Fondée sur une analyse documentaire approfondie et systématique de plus de 22 000 publications existantes sur 241 aires marines protégées différentes, cette publication aborde le manque de connaissances sur leur contribution à la lutte contre le changement climatique et présente 16 trajectoires écologiques et sociales par lesquelles les aires marines protégées pourraient contribuer à l’atténuation et à l’adaptation au changement climatique. Cette recherche démontre finalement que la conservation marine est « un outil essentiel pour atteindre les objectifs du programme de développement durable des Nations unies et de l’Accord de Paris sur le climat. » 

« Notre analyse montre que le niveau de protection joue un rôle important dans l’effet d’une aire protégée sur l’atténuation et l’adaptation au changement climatique. Pour tirer parti de tous les avantages, une aire doit être hautement ou totalement protégée aussi longtemps que possible« , explique le coauteur Robert Blasiak du Stockholm Resilience Centre de l’Université de Stockholm et de l’Université de Tokyo.

Le signal clair selon lequel le niveau de protection doit primer dans la conception des aires marines protégées contraste fortement avec le paradigme actuel de la protection de l’océan à l’échelle mondiale.

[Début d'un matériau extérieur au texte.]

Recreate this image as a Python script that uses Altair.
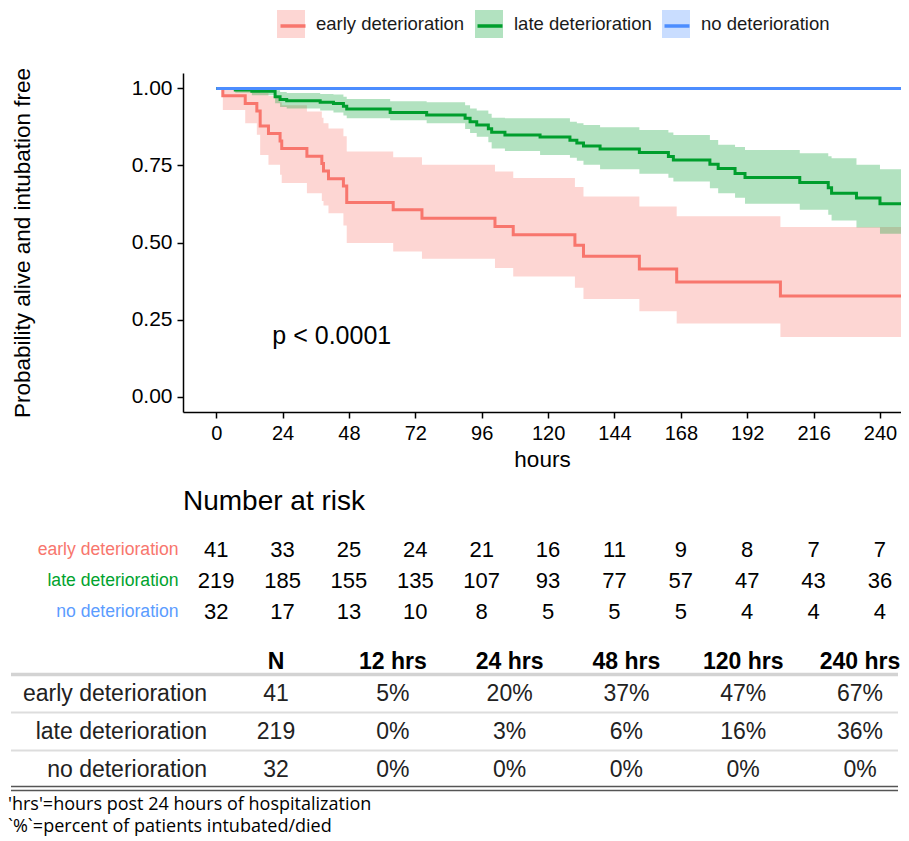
import altair as alt
import pandas as pd

FONT = "Liberation Sans"

groups = ["early deterioration", "late deterioration", "no deterioration"]
line_colors = ["#F8766D", "#009E2D", "#4C8DFF"]
label_colors = ["#F8766D", "#00A32E", "#5B9CFF"]

# Kaplan-Meier estimates (hours, survival, CI)
X_END = 247.6
early_time = [0, 2.4, 10.5, 14.7, 15.9, 18.9, 23.1, 23.7, 32.8, 38.2, 38.8, 40.6, 46.0, 47.2,
              64.0, 74.4, 100.8, 107.4, 129.7, 132.8, 153.0, 166.5, 204.0, X_END]
early_surv = [1.0, 0.976, 0.951, 0.927, 0.878, 0.854, 0.829, 0.805, 0.780, 0.756, 0.732, 0.707,
              0.683, 0.630, 0.606, 0.579, 0.552, 0.525, 0.491, 0.455, 0.414, 0.372, 0.326, 0.326]
early_upper = [1.0, 1.0, 1.0, 1.0, 0.985, 0.975, 0.955, 0.945, 0.925, 0.905, 0.887, 0.870,
               0.845, 0.795, 0.777, 0.752, 0.730, 0.709, 0.680, 0.649, 0.617, 0.585, 0.550, 0.550]
early_lower = [1.0, 0.930, 0.887, 0.850, 0.784, 0.752, 0.720, 0.693, 0.660, 0.635, 0.620, 0.595,
               0.555, 0.498, 0.471, 0.447, 0.417, 0.390, 0.353, 0.317, 0.277, 0.237, 0.193, 0.193]

late_time = [0, 6.9, 12.9, 21.3, 23.1, 25.5, 37.6, 42.4, 46.0, 47.2, 62.9, 76.1, 90.0, 91.8,
             94.2, 98.4, 99.6, 104.4, 117.1, 127.9, 130.4, 132.8, 138.8, 153.0, 163.5, 165.3,
             178.5, 181.5, 187.6, 191.2, 211.0, 221.3, 222.5, 231.5, 240.0, X_END]
late_surv = [1.0, 0.995, 0.991, 0.973, 0.964, 0.960, 0.955, 0.951, 0.942, 0.933, 0.922, 0.914,
             0.903, 0.892, 0.881, 0.869, 0.858, 0.849, 0.842, 0.832, 0.823, 0.813, 0.803, 0.792,
             0.779, 0.768, 0.754, 0.740, 0.724, 0.711, 0.695, 0.678, 0.660, 0.644, 0.626, 0.626]
late_upper = [1.0, 1.0, 1.0, 0.994, 0.988, 0.985, 0.982, 0.980, 0.973, 0.966, 0.958, 0.955,
              0.945, 0.935, 0.928, 0.918, 0.905, 0.903, 0.903, 0.892, 0.887, 0.881, 0.874, 0.865,
              0.857, 0.849, 0.833, 0.817, 0.810, 0.800, 0.790, 0.780, 0.773, 0.752, 0.738, 0.738]
late_lower = [1.0, 0.986, 0.978, 0.952, 0.940, 0.935, 0.928, 0.922, 0.912, 0.903, 0.897, 0.887,
              0.868, 0.855, 0.843, 0.825, 0.805, 0.797, 0.784, 0.775, 0.765, 0.752, 0.738, 0.723,
              0.710, 0.698, 0.676, 0.660, 0.645, 0.626, 0.606, 0.590, 0.571, 0.549, 0.528, 0.528]

no_time = [0, X_END]
no_surv = [1.0, 1.0]
no_upper = [1.0, 1.0]
no_lower = [1.0, 1.0]

x_ticks = [0, 24, 48, 72, 96, 120, 144, 168, 192, 216, 240]
y_ticks = [0.0, 0.25, 0.5, 0.75, 1.0]

risk_early = [41, 33, 25, 24, 21, 16, 11, 9, 8, 7, 7]
risk_late = [219, 185, 155, 135, 107, 93, 77, 57, 47, 43, 36]
risk_no = [32, 17, 13, 10, 8, 5, 5, 5, 4, 4, 4]

table_cols = ["N", "12 hrs", "24 hrs", "48 hrs", "120 hrs", "240 hrs"]
table_early = ["41", "5%", "20%", "37%", "47%", "67%"]
table_late = ["219", "0%", "3%", "6%", "16%", "36%"]
table_no = ["32", "0%", "0%", "0%", "0%", "0%"]

footnotes = ["'hrs'=hours post 24 hours of hospitalization",
             "`%`=percent of patients intubated/died"]

p_label = "p < 0.0001"

# ---------- data frames ----------
km_rows = []
for g, t, s, u, l in [
    (groups[0], early_time, early_surv, early_upper, early_lower),
    (groups[1], late_time, late_surv, late_upper, late_lower),
    (groups[2], no_time, no_surv, no_upper, no_lower),
]:
    for ti, si, ui, li in zip(t, s, u, l):
        km_rows.append({"time": ti, "surv": si, "upper": ui, "lower": li, "group": g})
km = pd.DataFrame(km_rows)

risk_rows = []
for g, vals in zip(groups, [risk_early, risk_late, risk_no]):
    for h, n in zip(x_ticks, vals):
        risk_rows.append({"group": g, "hour": h, "n": n})
risk = pd.DataFrame(risk_rows)

rows_all = ["header"] + groups
hdr_df = pd.DataFrame({"row": ["header"] * len(table_cols), "col": table_cols, "txt": table_cols})
body_rows = []
for g, vals in zip(groups, [table_early, table_late, table_no]):
    for c, v in zip(table_cols, vals):
        body_rows.append({"row": g, "col": c, "txt": v})
body_df = pd.DataFrame(body_rows)
lab_df = pd.DataFrame({"row": groups, "txt": groups})

# ---------- main KM plot ----------
W = 718
xscale = alt.Scale(domain=[-12, X_END], nice=False, zero=False)
yscale = alt.Scale(domain=[-0.05, 1.05], nice=False, zero=False)

band = alt.Chart(km).mark_area(interpolate="step-after", fillOpacity=0.3, clip=True).encode(
    x=alt.X("time:Q", scale=xscale,
            axis=alt.Axis(values=x_ticks, title="hours", labelFontSize=20, titleFontSize=22.5,
                          tickSize=6, labelPadding=5, titlePadding=5)),
    y=alt.Y("lower:Q", scale=yscale,
            axis=alt.Axis(values=y_ticks, format=".2f",
                          title="Probability alive and intubation free",
                          labelFontSize=21, titleFontSize=22.5, tickSize=6, labelPadding=5,
                          titleX=-161, titleY=169.5, titleBaseline="middle", titleAngle=270)),
    y2="upper:Q",
    fill=alt.Fill("group:N", scale=alt.Scale(domain=groups, range=line_colors),
                  legend=alt.Legend(orient="none", legendX=94, legendY=-63,
                                    direction="horizontal", title=None, symbolSize=784,
                                    symbolType="square", symbolOpacity=0.3,
                                    symbolStrokeWidth=0, labelFontSize=18.5, labelFont=FONT,
                                    labelColor="#1a1a1a", labelOffset=11, columnPadding=10,
                                    padding=0)),
)

# one line layer (and one single-entry legend key) per group, so that each key's
# line can sit centred on its shaded square
legend_x = [95.5, 292.5, 479.5]
line_layers = []
for g, c, lx in zip(groups, line_colors, legend_x):
    line_layers.append(
        alt.Chart(km[km["group"] == g]).mark_line(
            interpolate="step-after", strokeWidth=3, clip=True).encode(
            x=alt.X("time:Q", scale=xscale),
            y=alt.Y("surv:Q", scale=yscale),
            stroke=alt.Stroke("group:N", scale=alt.Scale(domain=[g], range=[c]),
                              legend=alt.Legend(orient="none", legendX=lx, legendY=-61.5,
                                                title=None, symbolType="stroke",
                                                symbolSize=625, symbolStrokeWidth=3.5,
                                                labelExpr="''", labelOffset=0, padding=0)),
        )
    )

ptext = alt.Chart(pd.DataFrame({"label": [p_label]})).mark_text(
    align="left", baseline="middle", fontSize=25, font=FONT, color="black"
).encode(x=alt.datum(20.3, scale=xscale), y=alt.datum(0.195, scale=yscale), text="label:N")

p1 = alt.layer(band, *line_layers, ptext).resolve_scale(
    stroke="independent").properties(width=W, height=339)

# ---------- number at risk ----------
label_expr = ("datum.value === '%s' ? '%s' : datum.value === '%s' ? '%s' : '%s'"
              % (groups[0], label_colors[0], groups[1], label_colors[1], label_colors[2]))

p2 = alt.Chart(risk).mark_text(fontSize=22, font=FONT, color="black").encode(
    x=alt.X("hour:Q", scale=xscale, axis=None),
    y=alt.Y("group:N", sort=groups,
            scale=alt.Scale(domain=groups, paddingInner=0, paddingOuter=0),
            axis=alt.Axis(title=None, domain=False, ticks=False, labelPadding=5,
                          labelFontSize=17.6, labelFont=FONT,
                          labelColor=alt.ExprRef(expr=label_expr))),
    text="n:Q",
).properties(
    width=W, height=93,
    title=alt.TitleParams("Number at risk", anchor="start", frame="group", fontSize=28,
                          fontWeight="normal", font=FONT, color="black",
                          baseline="alphabetic", offset=-4),
)

# ---------- summary table ----------
colscale = alt.Scale(type="point", domain=table_cols, range=[93, 677], padding=0)
rowscale = alt.Scale(type="band", domain=rows_all, paddingInner=0, paddingOuter=0)
X_LEFT = -172
X_RIGHT = W - 3

hdr = alt.Chart(hdr_df).mark_text(fontSize=23, fontWeight="bold", font=FONT, dy=6,
                                  color="black").encode(
    x=alt.X("col:N", scale=colscale, axis=None),
    y=alt.Y("row:N", scale=rowscale, axis=None),
    text="txt:N")

body = alt.Chart(body_df).mark_text(fontSize=23, font=FONT, color="#222222").encode(
    x=alt.X("col:N", scale=colscale, axis=None),
    y=alt.Y("row:N", scale=rowscale, axis=None),
    text="txt:N")

labs = alt.Chart(lab_df).mark_text(fontSize=23, font=FONT, align="right",
                                   color="#222222").encode(
    x=alt.value(24),
    y=alt.Y("row:N", scale=rowscale, axis=None),
    text="txt:N")

rule_top = alt.Chart(pd.DataFrame({"row": [groups[0]]})).mark_rule(
    color="#d3d3d3", strokeWidth=3.5).encode(
    x=alt.value(X_LEFT), x2=alt.value(X_RIGHT),
    y=alt.Y("row:N", scale=rowscale, axis=None, bandPosition=0))

rule_mid = alt.Chart(pd.DataFrame({"row": groups[1:]})).mark_rule(
    color="#dddddd", strokeWidth=2).encode(
    x=alt.value(X_LEFT), x2=alt.value(X_RIGHT),
    y=alt.Y("row:N", scale=rowscale, axis=None, bandPosition=0))

rule_bot = alt.Chart(pd.DataFrame({"row": [groups[2]]})).mark_rule(
    color="#555555", strokeWidth=5.5).encode(
    x=alt.value(X_LEFT), x2=alt.value(X_RIGHT),
    y=alt.Y("row:N", scale=rowscale, axis=None, bandPosition=1))

rule_bot_gap = alt.Chart(pd.DataFrame({"row": [groups[2]]})).mark_rule(
    color="white", strokeWidth=2.5).encode(
    x=alt.value(X_LEFT), x2=alt.value(X_RIGHT),
    y=alt.Y("row:N", scale=rowscale, axis=None, bandPosition=1))

p3 = alt.layer(rule_top, rule_mid, rule_bot, rule_bot_gap, hdr, body, labs).properties(
    width=W, height=152,
    title=alt.TitleParams(footnotes, orient="bottom", anchor="start", frame="group",
                          dx=X_LEFT - 3, offset=5, fontSize=18, font="Open Sans",
                          fontWeight="normal", color="black", baseline="top",
                          lineHeight=22),
)

lower = alt.VConcatChart(vconcat=[p2, p3], spacing=9.5, bounds="flush")

chart = alt.VConcatChart(vconcat=[p1, lower], spacing=122, bounds="flush").properties(
    padding={"left": 0, "top": 2, "right": 0, "bottom": 0}
).configure_view(stroke=None).configure_axis(
    grid=False, domainColor="black", tickColor="black", labelColor="black",
    titleColor="black", labelFont=FONT, titleFont=FONT, titleFontWeight="normal",
    domainWidth=1.5, tickWidth=1.5
)

chart.save("out.html", embed_options={"renderer": "svg", "actions": False})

En effet, la proportion d’AMP sous régime de protection forte et intégrale a chuté dans le monde entier, les pays s’étant empressés de respecter leurs engagements en matière de surface protégée plutôt que de se concentrer sur les niveaux de protection assurant des bénéfices écologiques. « Assurer des niveaux de protection élevés dans les aires marines protégées existantes devrait être la priorité pour garantir des bénéfices climatiques aux systèmes socio-écologiques côtiers« , déclare l’autrice principale Juliette Jacquemont, du CNRS, de la Plateforme Océan & Climat, et désormais basée à l’Université de Washington.

 

Les AMP comme outil de l’action climatique

Publiée quelques semaines avant la COP27 de la Convention-cadre des Nations Unies sur les changements climatiques (CCNUCC) à Sharm El Sheik, et la COP15 de la Convention sur la diversité biologique (CDB) à Montréal, cette publication souligne la nécessité de combattre conjointement les crises du changement climatique et de la perte de biodiversité. Comme le rappellent les auteurs, « Bien que les aires marines protégées ne puissent à elles seules compenser tous les impacts du changement climatique, elles constituent un outil utile pour l’atténuation du changement climatique et l’adaptation des systèmes socio-écologiques. » 

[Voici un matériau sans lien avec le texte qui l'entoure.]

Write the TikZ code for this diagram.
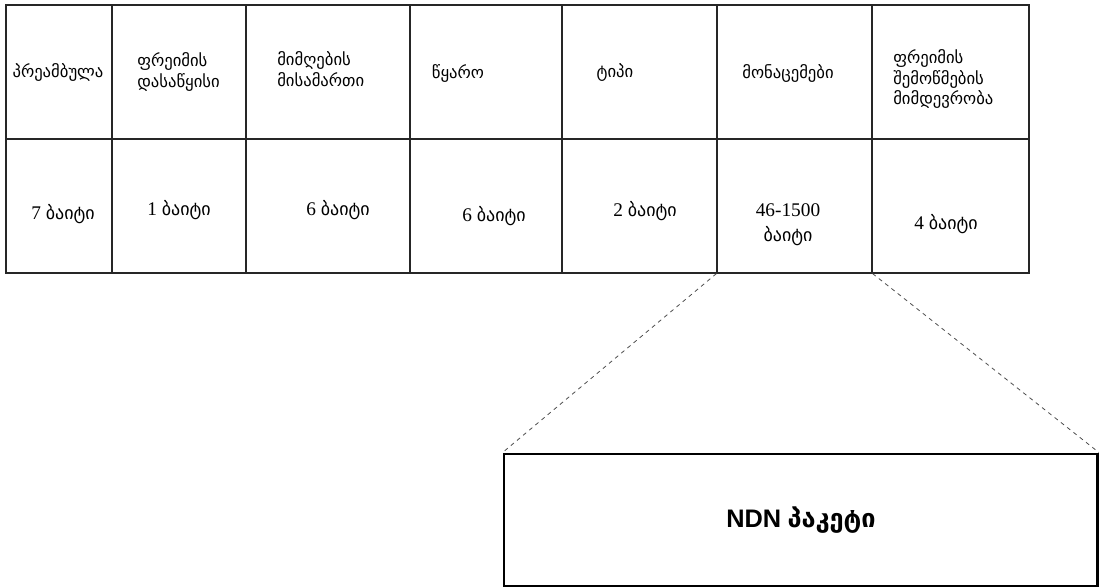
\documentclass[tikz,border=0pt]{standalone}
\usepackage{fontspec}
\setmainfont{Liberation Serif}
\newfontfamily\geo{DejaVu Sans}
\newfontfamily\sansf{Liberation Sans}
\usetikzlibrary{fit}
\newcommand\ka[1]{{\geo\fontsize{13.5pt}{18.75pt}\selectfont #1}}
\tikzset{
  cell/.style={draw=black!85, line width=0.9pt, inner sep=0pt, fit={#1}},
  head/.style={inner sep=0pt, align=left, font=\geo\fontsize{12.5pt}{15.3pt}\selectfont},
  size/.style={inner sep=0pt, align=center, font=\fontsize{14.5pt}{18.75pt}\selectfont},
  zoomline/.style={draw=black!70, dashed, line width=0.6pt},
  packet/.style={draw=black, line width=2.2pt, inner sep=0pt, fit={#1}}
}
\begin{document}
\begin{tikzpicture}[x=0.75pt,y=-0.75pt]
\useasboundingbox (0,0) rectangle (1099,587);
% header row cells
\node[cell={(6,5) (112,139)}] (h1) {};
\node[cell={(112,5) (246,139)}] (h2) {};
\node[cell={(246,5) (410,139)}] (h3) {};
\node[cell={(410,5) (562,139)}] (h4) {};
\node[cell={(562,5) (717,139)}] (h5) {};
\node[cell={(717,5) (872,139)}] (h6) {};
\node[cell={(872,5) (1029,139)}] (h7) {};
% size row cells
\node[cell={(6,139) (112,273)}] (s1) {};
\node[cell={(112,139) (246,273)}] (s2) {};
\node[cell={(246,139) (410,273)}] (s3) {};
\node[cell={(410,139) (562,273)}] (s4) {};
\node[cell={(562,139) (717,273)}] (s5) {};
\node[cell={(717,139) (872,273)}] (s6) {};
\node[cell={(872,139) (1029,273)}] (s7) {};
% header texts
\node[head] (t1) at (58,72) {პრეამბულა};
\node[head, anchor=west] (t2) at (137,72) {ფრეიმის\\დასაწყისი};
\node[head, anchor=west] (t3) at (277,69) {მიმღების\\მისამართი};
\node[head] (t4) at (458,73) {წყარო};
\node[head] (t5) at (615,73) {ტიპი};
\node[head] (t6) at (788,73) {მონაცემები};
\node[head, anchor=west] (t7) at (893,79) {ფრეიმის\\შემოწმების\\მიმდევრობა};
% size texts
\node[size] (z1) at (63,214) {7 \ka{ბაიტი}};
\node[size] (z2) at (179,210) {1 \ka{ბაიტი}};
\node[size] (z3) at (338,210) {6 \ka{ბაიტი}};
\node[size] (z4) at (494,216) {6 \ka{ბაიტი}};
\node[size] (z5) at (645,211) {2 \ka{ბაიტი}};
\node[size] (z6) at (788,225) {46-1500\\\ka{ბაიტი}};
\node[size] (z7) at (946,224) {4 \ka{ბაიტი}};
% packet box
\node[packet={(504,454) (1097.5,586)}] (ndn) {};
\node[font=\bfseries\fontsize{19pt}{22pt}\selectfont] (ndnt) at (801,520) {{\sansf NDN} {\geo პაკეტი}};
% zoom lines
\draw[zoomline] (s6.south west) -- (ndn.north west);
\draw[zoomline] (s6.south east) -- (ndn.north east);
\end{tikzpicture}
\end{document}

Alors que la COP27 devrait voir une révision à la hausse des ambitions concernant les contributions déterminées au niveau national (CDN), et que les aires marines protégées sont de plus en plus intégrées dans les stratégies climatiques des États parties à la CCNUCC, ce manuscrit constitue une étape importante vers une meilleure intégration de la conservation marine dans les discussions sur le climat et la biodiversité. 

Il existe désormais de multiples possibilités pour tirer parti de cette base scientifique et guider les politiques publiques et les initiatives du secteur privé. Tout d’abord, il existe une marge considérable pour développer la prise en compte et la reconnaissance des AMP dans les stratégies climatiques nationales, y compris les contributions déterminées au niveau national (CDN) et les stratégies d’adaptation. Ces efforts seraient facilités par l’allocation de ressources supplémentaires pour accélérer l’expansion des stratégies de carbone bleu reconnues par le GIEC afin d’inclure les sédiments marins, ce qui permettrait de comptabiliser de manière fiable les avantages en matière d’atténuation des zones marines protégées avec la restriction du chalutage. Deuxièmement, 64 % de l’océan se trouvant en dehors des juridictions nationales, il est également fondamental que les négociations en cours sur un traité pour la haute mer aboutissent et permettent la désignation d’outils de gestion par zone tels que les aires marines protégées. Enfin, le sentiment d’urgence à agir et à développer des solutions innovantes doit être salué, mais pas au détriment des meilleures pratiques reconnues en matière de gouvernance inclusive des aires marines protégées et de niveaux de protection élevés à complets.

 

Citation : Jacquemont J, Blasiak R, Le Cam C, Le Gouellec M, Claudet J (2022). Ocean conservation boosts climate change mitigation and adaptation. One Earth.